O regime reedita agora, obviamente numa versão acrescentada e melhorada, as linhas estratégicas de um documento datado de 20 de Março de 2008, então elaborado pelos Serviços Internos de Informação, SINFO. A nova versão poderá ter como autores os peritos Luvualu de Carvalho, João Pinto e outros similares.
“A situação interna não transparece em bons augúrios para o MPLA, devido a várias manobras propagandísticas por parte dos partidos da oposição e de cidadãos independentes apostados em incriminar o Partido no Poder para fazer vingar as suas posições mercenárias junto da população civil e das chancelarias e comunidade internacional”, lia-se na versão de 2008 do documento do SINFO. O documento data de 2008 mas, como se vê, poderia ter sido escrito em 2015, tal a actualidade…

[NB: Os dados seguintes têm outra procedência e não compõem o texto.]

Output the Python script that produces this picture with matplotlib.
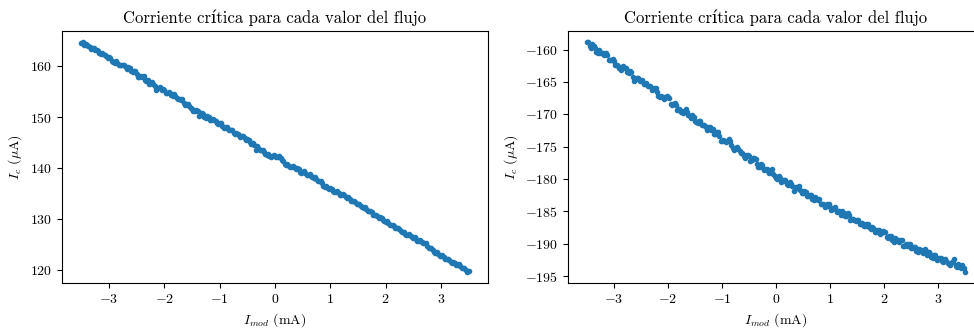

No ponto dois desse manual, o regime poderia “avançar com processos criminais sob denúncia de elementos da população que podem compreender acusações de violações de menores, tráfico de influências em negócios ilegais e transacção ilegal de diamantes”.
Na versão 2015 este ponto foi substituído por: “processos criminais sob denúncia de elementos da população que podem compreender tentativa de rebelião e de golpe contra o Presidente da República”.
Afinal, na História recente (desde 1975) do regime angolano, nada se perde e tudo se transforma para que os mesmos continuem a ser donos do poder e, é claro, de Angola.
Com esta avalanche de contra-informação e com a consequente caça às bruxas que já decorre o regime prepara-se para pela força justificar uma purga ou limpeza étnica, até mesmo – como aconteceu a 27 de Maio de 1977 – dentro do próprio MPLA onde, apesar do medo, começam a aparecer algumas importantes vozes a discordar do dono do país.
Será que, como há 38 anos, Angola tem algum Nito Alves, ministro ou não, político ou não, chefe militar ou não, disposto a protestar contra o rumo despótico do MPLA?
E se tem, voltaremos a ter, tal como em 12 de Julho de 1977, uma declaração oficial do Bureau Político do MPLA a falar de uma “tentativa de golpe de Estado”? Pois é. Isso já tivemos agora com o caso dos jovens activistas.